Open Bkrenz opened 2 years ago

Bkrenz commented 2 years ago

We've briefly discussed Moderation in regards to comments. Here's a couple related thoughts to this.

First, the flagging of comments for review. This could involve a mix of community flagging, blacklisting certain words or phrases, and a stretch feature might include some machine learning or another service for automating the process.

Second, as for manual review of reported content, there's perhaps the idea of community volunteers. A certain percentage of registered users with clean histories of a certain age could be given the option to participate in review of comments.

klm127 commented 2 years ago

Moderation is critical to this endeavor having any chance of success. It is the difference between good comments and bad comments.

I believe that the key to good moderation is promoting free expression of ideas without vitriolic content. In other words, users should be allowed to express all ranges of opinions if they do not spam and viciously personally attack each other.

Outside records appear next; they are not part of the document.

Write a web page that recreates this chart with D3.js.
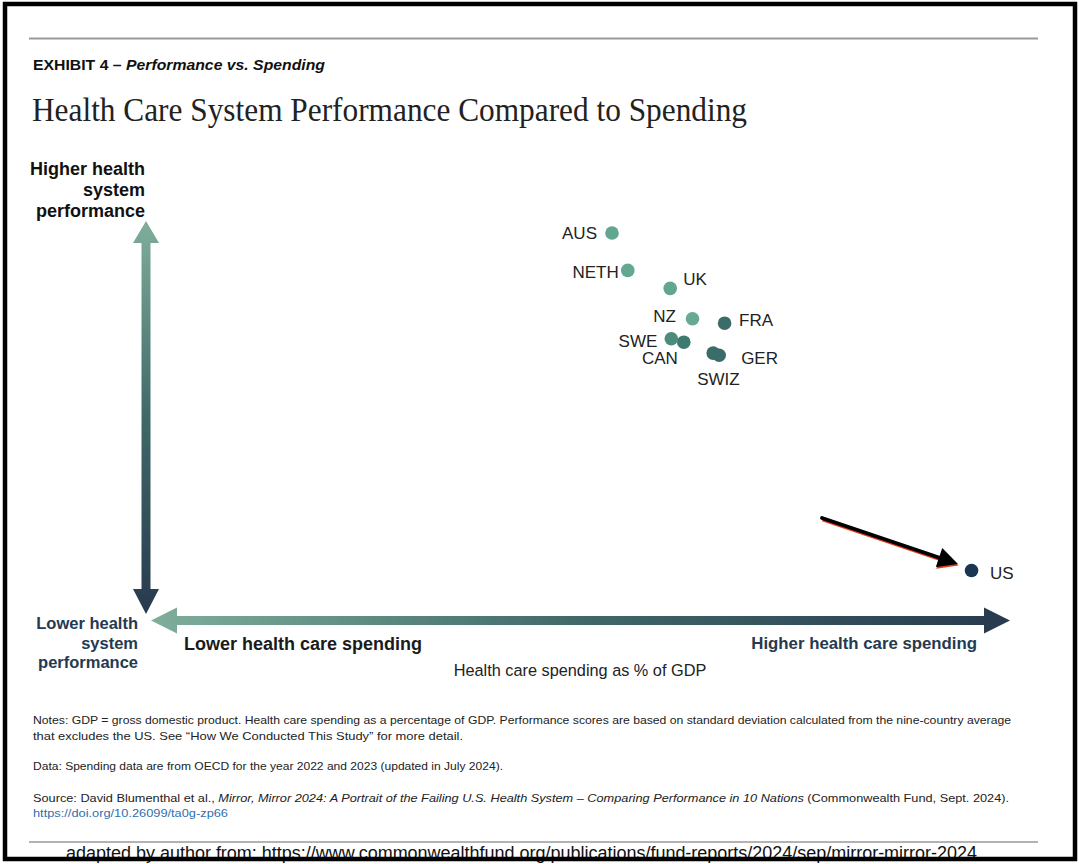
<!DOCTYPE html>
<html><head><meta charset="utf-8">
<script src="https://cdn.jsdelivr.net/npm/d3@7"></script>
<style>body{margin:0;background:#fff}svg{display:block}</style>
</head><body>
<script>
// ---- data ----
const countries = ["AUS","NETH","UK","NZ","FRA","SWE","CAN","SWIZ","GER","US"];
const spending  = [10.00, 10.29, 11.07, 11.48, 12.07, 11.09, 11.32, 11.86, 11.97, 16.61]; // % of GDP
const performance = [0.45, 0.20, 0.08, -0.123, -0.153, -0.257, -0.28, -0.353, -0.367, -1.807];
const pointColors = ["#62a590","#64a792","#62a590","#66a994","#3b6c68","#4c8b7b","#3f7a70","#3a6d69","#3a6d69","#1b3552"];
// label placement (layout only)
const labelDx = [-15, -9, 13, -16.5, 14.5, -14, -6, -16, 22, 18.5];
const labelDy = [6, 8, -3, 3.5, 3, 8.5, 22, 32, 9, 8];
const labelAnchor = ["end","end","start","end","start","end","end","start","start","start"];

const W = 1079, H = 864;
const svg = d3.select("body").append("svg").attr("width", W).attr("height", H)
  .style("font-family", "'Liberation Sans', Arial, sans-serif");

const x = d3.scaleLinear().domain([10, 16.6]).range([612, 971]);
const y = d3.scaleLinear().domain([-1.81, 0.45]).range([571, 233]);

const defs = svg.append("defs");
const gv = defs.append("linearGradient").attr("id","gv").attr("x1",0).attr("y1",0).attr("x2",0).attr("y2",1);
gv.append("stop").attr("offset","0%").attr("stop-color","#80ae9b");
gv.append("stop").attr("offset","50%").attr("stop-color","#3f6868");
gv.append("stop").attr("offset","100%").attr("stop-color","#283a4e");
const gh = defs.append("linearGradient").attr("id","gh").attr("x1",0).attr("y1",0).attr("x2",1).attr("y2",0);
gh.append("stop").attr("offset","0%").attr("stop-color","#80ae9b");
gh.append("stop").attr("offset","50%").attr("stop-color","#3f6868");
gh.append("stop").attr("offset","100%").attr("stop-color","#283a4e");

// top rule
svg.append("line").attr("x1",29).attr("x2",1038).attr("y1",38.5).attr("y2",38.5).attr("stroke","#9a9a9a").attr("stroke-width",2);

// exhibit label
const ex = svg.append("text").attr("x",33).attr("y",70).attr("font-size",15.5).attr("font-weight","bold").attr("fill","#111")
  .attr("textLength",292).attr("lengthAdjust","spacingAndGlyphs");
ex.append("tspan").text("EXHIBIT 4 – ");
ex.append("tspan").attr("font-style","italic").text("Performance vs. Spending");

// title
svg.append("text").attr("x",32).attr("y",121).attr("font-family","'Liberation Serif', 'DejaVu Serif', serif")
  .attr("font-size",33).attr("fill","#222").attr("textLength",715).attr("lengthAdjust","spacingAndGlyphs")
  .text("Health Care System Performance Compared to Spending");

// vertical double arrow
const vx = 146, vTop = 221, vBot = 614, sw = 4.5, hw = 13, hl = 22;
svg.append("path").attr("fill","url(#gv)").attr("d", d3.line()([
  [vx, vTop],[vx+hw, vTop+hl],[vx+sw, vTop+hl],[vx+sw, vBot-hl-3],[vx+hw, vBot-hl-3],[vx, vBot],
  [vx-hw, vBot-hl-3],[vx-sw, vBot-hl-3],[vx-sw, vTop+hl],[vx-hw, vTop+hl]]) + "Z");

// horizontal double arrow
const hy = 620.5, hL = 151, hR = 1010, hhl = 26;
svg.append("path").attr("fill","url(#gh)").attr("d", d3.line()([
  [hL, hy],[hL+hhl, hy-hw],[hL+hhl, hy-sw],[hR-hhl, hy-sw],[hR-hhl, hy-hw],[hR, hy],
  [hR-hhl, hy+hw],[hR-hhl, hy+sw],[hL+hhl, hy+sw],[hL+hhl, hy+hw]]) + "Z");

// axis labels
const hi = svg.append("text").attr("text-anchor","end").attr("font-size",18).attr("font-weight","bold").attr("fill","#111");
["Higher health","system","performance"].forEach((t,i)=>hi.append("tspan").attr("x",145).attr("y",175+i*21).text(t));
const lo = svg.append("text").attr("text-anchor","end").attr("font-size",16.5).attr("font-weight","bold").attr("fill","#253a50");
["Lower health","system","performance"].forEach((t,i)=>lo.append("tspan").attr("x",138).attr("y",629+i*19.5).text(t));
svg.append("text").attr("x",184).attr("y",650).attr("font-size",18).attr("font-weight","bold").attr("fill","#1a1a1a").text("Lower health care spending");
svg.append("text").attr("x",977).attr("y",649).attr("text-anchor","end").attr("font-size",16.8).attr("font-weight","bold").attr("fill","#253a50").text("Higher health care spending");
svg.append("text").attr("x",580).attr("y",676).attr("text-anchor","middle").attr("font-size",16.3).attr("fill","#222").text("Health care spending as % of GDP");

// annotation arrow pointing to US
const ax0 = 822, ay0 = 518, ax1 = 958, ay1 = 564;
const len = Math.hypot(ax1-ax0, ay1-ay0), ux = (ax1-ax0)/len, uy = (ay1-ay0)/len;
const bx = ax1 - ux*20, by = ay1 - uy*20;
svg.append("line").attr("x1",ax0+0.5).attr("y1",ay0+1.6).attr("x2",bx+0.5).attr("y2",by+1.6).attr("stroke","#e03a1e").attr("stroke-width",3.5);
svg.append("path").attr("fill","#e03a1e").attr("d", d3.line()([[ax1+0.5,ay1+1.6],[bx-uy*10+0.5,by+ux*10+1.6],[bx+uy*10+0.5,by-ux*10+1.6]])+"Z");
svg.append("line").attr("x1",ax0).attr("y1",ay0).attr("x2",bx+2).attr("y2",by+0.7).attr("stroke","#000").attr("stroke-width",3.8).attr("stroke-linecap","round");
svg.append("path").attr("fill","#000").attr("d", d3.line()([[ax1,ay1],[bx-uy*10,by+ux*10],[bx+uy*10,by-ux*10]])+"Z");

// points
const data = countries.map((c,i)=>({c, s:spending[i], p:performance[i], col:pointColors[i], dx:labelDx[i], dy:labelDy[i], a:labelAnchor[i]}));
svg.append("g").selectAll("circle").data(data).join("circle")
  .attr("cx", d=>x(d.s)).attr("cy", d=>y(d.p)).attr("r", 6.8).attr("fill", d=>d.col);
svg.append("g").selectAll("text").data(data).join("text")
  .attr("x", d=>x(d.s)+d.dx).attr("y", d=>y(d.p)+d.dy).attr("text-anchor", d=>d.a)
  .attr("font-size", 17).attr("fill","#222").text(d=>d.c);

// notes
const notes = svg.append("g").attr("font-size",11.8).attr("fill","#222");
notes.append("text").attr("x",33).attr("y",724).attr("textLength",978).attr("lengthAdjust","spacingAndGlyphs")
  .text("Notes: GDP = gross domestic product. Health care spending as a percentage of GDP. Performance scores are based on standard deviation calculated from the nine-country average");
notes.append("text").attr("x",33).attr("y",740).attr("textLength",430).attr("lengthAdjust","spacingAndGlyphs")
  .text("that excludes the US. See “How We Conducted This Study” for more detail.");
notes.append("text").attr("x",33).attr("y",770).attr("textLength",470).attr("lengthAdjust","spacingAndGlyphs")
  .text("Data: Spending data are from OECD for the year 2022 and 2023 (updated in July 2024).");
const src = notes.append("text").attr("x",33).attr("y",802).attr("textLength",976).attr("lengthAdjust","spacingAndGlyphs");
src.append("tspan").text("Source: David Blumenthal et al., ");
src.append("tspan").attr("font-style","italic").text("Mirror, Mirror 2024: A Portrait of the Failing U.S. Health System – Comparing Performance in 10 Nations");
src.append("tspan").text(" (Commonwealth Fund, Sept. 2024).");
notes.append("text").attr("x",33).attr("y",817).attr("fill","#2f6fae").attr("textLength",195).attr("lengthAdjust","spacingAndGlyphs")
  .text("https://doi.org/10.26099/ta0g-zp66");

// bottom rule and credit
svg.append("line").attr("x1",29).attr("x2",1038).attr("y1",842).attr("y2",842).attr("stroke","#9a9a9a").attr("stroke-width",1.5);
svg.append("text").attr("x",66).attr("y",859).attr("font-size",17.5).attr("fill","#111")
  .attr("textLength",911).attr("lengthAdjust","spacingAndGlyphs")
  .text("adapted by author from: https://www.commonwealthfund.org/publications/fund-reports/2024/sep/mirror-mirror-2024");

// frame
svg.append("rect").attr("x",5).attr("y",4).attr("width",1070).attr("height",855).attr("fill","none").attr("stroke","#000").attr("stroke-width",4.5);
</script>
</body></html>
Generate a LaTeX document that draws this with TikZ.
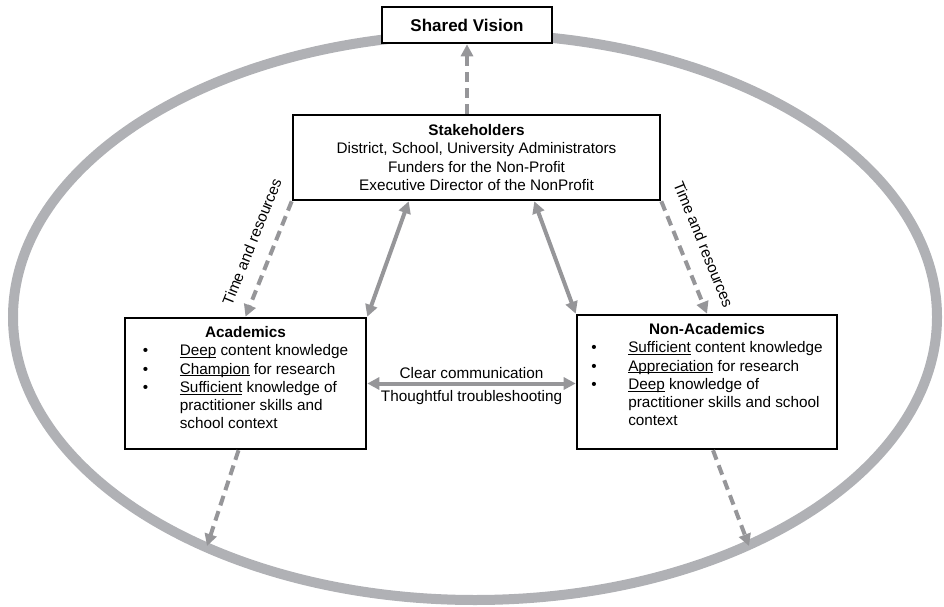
\documentclass[tikz,border=0pt]{standalone}
\usepackage{fontspec}
\setmainfont{Liberation Sans}
\usetikzlibrary{arrows.meta}
\definecolor{ringgray}{RGB}{176,177,181}
\definecolor{linkgray}{RGB}{150,150,153}
\newcommand{\bpt}{\textbullet}
\newcommand{\ulword}[1]{\setbox0\hbox{#1}\rlap{\rule[-2.2pt]{\wd0}{1pt}}\box0\relax}

\begin{document}
\begin{tikzpicture}[x=1pt, y=-1pt, font=\fontsize{15.3}{18.3}\selectfont,
    >={Triangle[length=12pt, width=12pt]},
    box/.style={draw=black, line width=2.6pt, fill=white, inner sep=0pt},
    link/.style={draw=linkgray, line width=4pt},
    dlink/.style={link, dash pattern=on 10pt off 6pt}]
  \useasboundingbox (0,0) rectangle (944,607);
  \draw[ringgray, line width=10pt] (475,317) ellipse [x radius=462, y radius=283];

  \node[box, minimum width=170, minimum height=36,
        font=\bfseries\fontsize{17}{20}\selectfont] (vision) at (467,25) {Shared Vision};
  \node[box, minimum width=367, minimum height=85, align=center] (stake) at (476.5,157.5)
    {\textbf{Stakeholders}\\District, School, University Administrators\\
     Funders for the Non-Profit\\Executive Director of the NonProfit};
  \node[box, minimum width=241, minimum height=131] (acad) at (245.5,383.5)
    {\begin{tabular}{@{}p{37pt}@{}l@{}}
      \multicolumn{2}{c}{\textbf{Academics}}\\
      \bpt & \ulword{Deep} content knowledge\\
      \bpt & \ulword{Champion} for research\\
      \bpt & \ulword{Sufficient} knowledge of\\
           & practitioner skills and\\
           & school context\\[8pt]
     \end{tabular}};
  \node[box, minimum width=260, minimum height=134] (nonacad) at (707,382)
    {\begin{tabular}{@{}p{37pt}@{}l@{}}
      \multicolumn{2}{c}{\textbf{Non-Academics}}\\
      \bpt & \ulword{Sufficient} content knowledge\\
      \bpt & \ulword{Appreciation} for research\\
      \bpt & \ulword{Deep} knowledge of\\
           & practitioner skills and school\\
           & context\\[11pt]
     \end{tabular}};

  % free ends on the ring
  \coordinate (lfoot) at (207,546);
  \coordinate (rfoot) at (749,546);

  \draw[dlink, ->] (vision.south |- stake.north) -- (vision.south);
  \draw[dlink, ->] (stake.south west) --
    node[sloped, above=11pt, pos=0.42] {Time and resources} (acad.north);
  \draw[dlink, ->] (stake.south east) --
    node[sloped, above=12pt, pos=0.46] {Time and resources} (nonacad.north);
  \draw[link, <->] (acad.north east) -- ([xshift=117pt]stake.south west);
  \draw[link, <->] (nonacad.north west) -- ([xshift=-127pt]stake.south east);
  \draw[link, <->] (acad.east) --
    node[above] {Clear communication}
    node[below=2pt] {Thoughtful troubleshooting} (acad.east -| nonacad.west);
  \draw[dlink, ->] ([xshift=-7pt]acad.south) -- (lfoot);
  \draw[dlink, ->] ([xshift=6pt]nonacad.south) -- (rfoot);
\end{tikzpicture}
\end{document}
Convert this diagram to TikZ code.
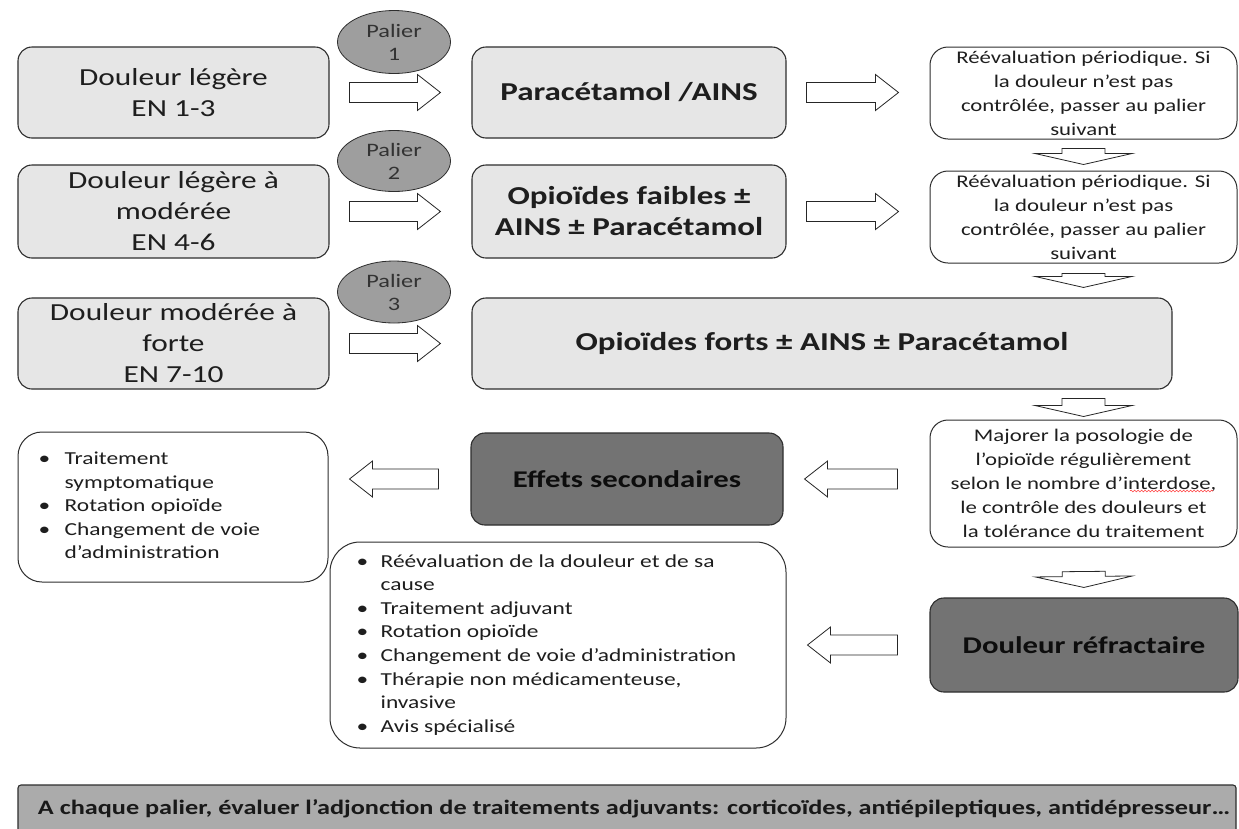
\documentclass[tikz,border=0pt]{standalone}
\usepackage{fontspec}
\setmainfont{Carlito}[FakeStretch=1.28]
\usetikzlibrary{calc,shapes.geometric,decorations.pathmorphing}
\definecolor{lightbox}{HTML}{E6E6E6}
\definecolor{darkbox}{HTML}{737373}
\definecolor{ellfill}{HTML}{9E9E9E}
\definecolor{barfill}{HTML}{ABABAB}
\definecolor{edge}{HTML}{2E2E2E}
\definecolor{txt}{HTML}{1E1E1E}
\begin{document}
\begin{tikzpicture}[x=1pt,y=-1pt,
  basebox/.style={draw=edge, line width=1.1pt, inner sep=0pt, align=center, text=txt},
  lbox/.style={basebox, fill=lightbox, rounded corners=14pt, font=\fontsize{24.5}{31}\selectfont},
  bbox/.style={basebox, fill=lightbox, rounded corners=14pt, font=\bfseries\fontsize{25.8}{31}\selectfont},
  wbox/.style={basebox, fill=white, rounded corners=18pt, line width=1pt, font=\fontsize{17.8}{24}\selectfont},
  dbox/.style={basebox, fill=darkbox, rounded corners=14pt, font=\bfseries\fontsize{24}{30}\selectfont, text=black!95},
  ell/.style={draw=edge, line width=0.8pt, fill=ellfill, ellipse, inner sep=0pt, align=center, text=black!80, font=\fontsize{19}{23}\selectfont},
  listtxt/.style={inner sep=0pt, anchor=west, align=left, text=txt, font=\fontsize{18.3}{23.6}\selectfont},
  barbox/.style={draw=edge, line width=1.1pt, fill=barfill, rounded corners=3pt, inner sep=0pt, text=black!90, font=\bfseries\fontsize{20.5}{24}\selectfont},
  squig/.style={draw=red!75, line width=0.6pt, decorate, decoration={snake, amplitude=0.9pt, segment length=3.5pt}},
  blk/.style n args={5}{draw=black!85, fill=white, line width=0.8pt, line join=miter,
    to path={
      ($(\tikztostart)!#1!(\tikztotarget)!#4!90:(\tikztotarget)$)
      -- ($(\tikztotarget)!#2!(\tikztostart)!#3!(\tikztostart)!#4!-90:(\tikztostart)$)
      -- ($(\tikztotarget)!#2!(\tikztostart)!#3!(\tikztostart)!#5!-90:(\tikztostart)$)
      -- ($(\tikztotarget)!#2!(\tikztostart)$)
      -- ($(\tikztotarget)!#2!(\tikztostart)!#3!(\tikztostart)!#5!90:(\tikztostart)$)
      -- ($(\tikztotarget)!#2!(\tikztostart)!#3!(\tikztostart)!#4!90:(\tikztostart)$)
      -- ($(\tikztostart)!#1!(\tikztotarget)!#4!-90:(\tikztotarget)$)
      -- cycle}},
  rblk/.style={blk={20pt}{31pt}{23pt}{10pt}{18pt}},
  lblk/.style={blk={32pt}{21pt}{23pt}{10pt}{18pt}},
  dblk/.style 2 args={blk={#1}{#2}{11pt}{21.5pt}{48.5pt}}
]
\useasboundingbox (0,0) rectangle (1239,828);
\clip (0,0) rectangle (1239,828);
\fill[white] (0,0) rectangle (1239,828);

% left column
\node[lbox, minimum width=311pt, minimum height=91pt] (A1) at (173.5,92.5) {Douleur légère\\EN 1-3};
\node[lbox, minimum width=311pt, minimum height=93pt] (A2) at (173.5,211.5) {Douleur légère à\\modérée\\EN 4-6};
\node[lbox, minimum width=311pt, minimum height=91pt] (A3) at (173.5,343.5) {Douleur modérée à\\forte\\EN 7-10};

% middle column
\node[bbox, minimum width=314pt, minimum height=91pt] (B1) at (629,92.5) {Paracétamol /AINS};
\node[bbox, minimum width=314pt, minimum height=93pt] (B2) at (629,211.5) {Opioïdes faibles ±\\AINS ± Paracétamol};
\node[bbox, minimum width=700pt, minimum height=91pt] (B3) at (822,343.5) {Opioïdes forts ± AINS ± Paracétamol};

% right column
\node[wbox, minimum width=307pt, minimum height=92pt] (C1) at (1083.5,93) {Réévaluation périodique. Si\\la douleur n’est pas\\contrôlée, passer au palier\\suivant};
\node[wbox, minimum width=307pt, minimum height=92pt] (C2) at (1083.5,217) {Réévaluation périodique. Si\\la douleur n’est pas\\contrôlée, passer au palier\\suivant};
\node[wbox, minimum width=307pt, minimum height=127pt] (C4) at (1083.5,483.5) {Majorer la posologie de\\l’opioïde régulièrement\\selon le nombre d’interdose,\\le contrôle des douleurs et\\la tolérance du traitement};
\draw[squig] (1130,491) -- (1213,491);

% dark boxes
\node[dbox, minimum width=312pt, minimum height=92pt] (Eff) at (627,479) {Effets secondaires};
\node[dbox, minimum width=308pt, minimum height=94pt] (Ref) at (1084,645) {Douleur réfractaire};

% list boxes
\node[wbox, rounded corners=24pt, minimum width=310pt, minimum height=150pt] (D1) at (173,507) {};
\node[listtxt] (D1t) at ($(D1.west)+(21,0)$) {\begin{tabular}{@{}p{26pt}@{}l@{}}
•&Traitement\\
&symptomatique\\
•&Rotation opioïde\\
•&Changement de voie\\
&d’administration
\end{tabular}};
\node[wbox, rounded corners=30pt, minimum width=456pt, minimum height=206pt] (D2) at (558,645) {};
\node[listtxt] (D2t) at ($(D2.west)+(27,0)$) {\begin{tabular}{@{}p{24pt}@{}l@{}}
•&Réévaluation de la douleur et de sa\\
&cause\\
•&Traitement adjuvant\\
•&Rotation opioïde\\
•&Changement de voie d’administration\\
•&Thérapie non médicamenteuse,\\
&invasive\\
•&Avis spécialisé
\end{tabular}};

% palier ellipses
\node[ell, minimum width=113pt, minimum height=63pt] (P1) at (394,42) {Palier\\1};
\node[ell, minimum width=113pt, minimum height=61pt] (P2) at (394,161) {Palier\\2};
\node[ell, minimum width=113pt, minimum height=62pt] (P3) at (394,292) {Palier\\3};

% bottom bar
\node[barbox, minimum width=1218pt, minimum height=48pt] (bar) at (627,809) {\hspace{14pt}A chaque palier, évaluer l’adjonction de traitements adjuvants: corticoïdes, antiépileptiques, antidépresseur…};

% block arrows
\draw[rblk] (A1.east) to (B1.west);
\draw[rblk] (A2.east) to (B2.west);
\draw[rblk] (A3.east) to (B3.west);
\draw[rblk] (B1.east) to (C1.west |- B1.east);
\draw[rblk] (B2.east) to (C2.west |- B2.east);
\draw[lblk] (Eff.west) to (D1.east |- Eff.west);
\draw[lblk] (C4.west |- Eff.east) to (Eff.east);
\draw[lblk] (Ref.west) to (D2.east |- Ref.west);
\draw[dblk={9pt}{6pt}] (C1.south) to (C2.north);
\draw[dblk={10pt}{10pt}] (C2.south) to (C2.south |- B3.north);
\draw[dblk={9pt}{3pt}] (C4.north |- B3.south) to (C4.north);
\draw[dblk={24pt}{10pt}] (C4.south) to (Ref.north);
\end{tikzpicture}
\end{document}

Profanity disallowed, of course, but also aggressive and excessive behavior. (Or at least, possibly causing mutes on certain pages or comment-delay times).

I propose that in addition to having moderators to review flagged content, we employ sentiment analysis on comments and automatically comment-delay, warn, or flag comments that fail to meet our AIs standards. Some comments could be hidden unless logged in with corresponding setting.

These standards WOULD wind up being arbitrary, but there would be a sort of equal opportunity arbitrariness to it that would funnel comment behavior into more positive spirits and make for more creative insults as commenters cleverly evade the algorithm.

We will need to weigh the processing cost of this sort of analysis against reduced moderation costs. (Even volunteers require time and oversight.) As long as we are performing the analysis we could save the data and gain marketable insights into comment behavior and consumer sentiment.

bedekovich commented 2 years ago

I think that the best way to tackle moderation would be to have some sort of algorithm sort and flag the comments specific words, but depending on resources can have it evolve into detecting tone and intent like we discussed in class. That way we dont run into an issue where we say in the doc's we are going to use an ai when we dont have the resources for it.

Once an comment is flagged there needs to be some sort of human review weather it be us, volunteers or payed moderation. I dont see a world where we go fully computer automated reviewing as that tends to not work properly even with major company's like YouTube for example where every other comment is a scam website. I think for the initial model for the project having volunteers review the content is the best option as we wont have the resources to get payed moderation out of the gate but in the case that we cannot get a large enough initial volunteer pool we can manually review comments along with what volunteers we can get since this is just a senior project at the base.

I would also like to propose a different method in what happens to the comments that are flagged and human-reviewed. I think instead of having comments just completely removed outright as the only option we could also have an option to hide the comment instead. When a comment is flagged to be hidden it isn't immediately shown to the user but instead the user has to click on the comment once to see it instead of it being outright removed. This can be useful for when there isn't a comment that is directly harmful like scam links of violence to others but is either extremely negative or disliked. If you want an example of what I'm talking about you can look at how odyssey does it's comments when there are enough downvotes on them.

From what I can tell moderation is a bit of a hard question to tackle because resources seems to be the main factor in what we can or cant do. In a ideal world we would have an perfect flagging algorithm and enough funding with payed moderation that it wouldn't be an issue.

But to keep it within the scope of the project, I think we should go with a simplified algorithm for the flagging unless time allows for us to make an more advanced one, either just volunteers or us and volunteers for the manual review and comments handled with both removal and hiding.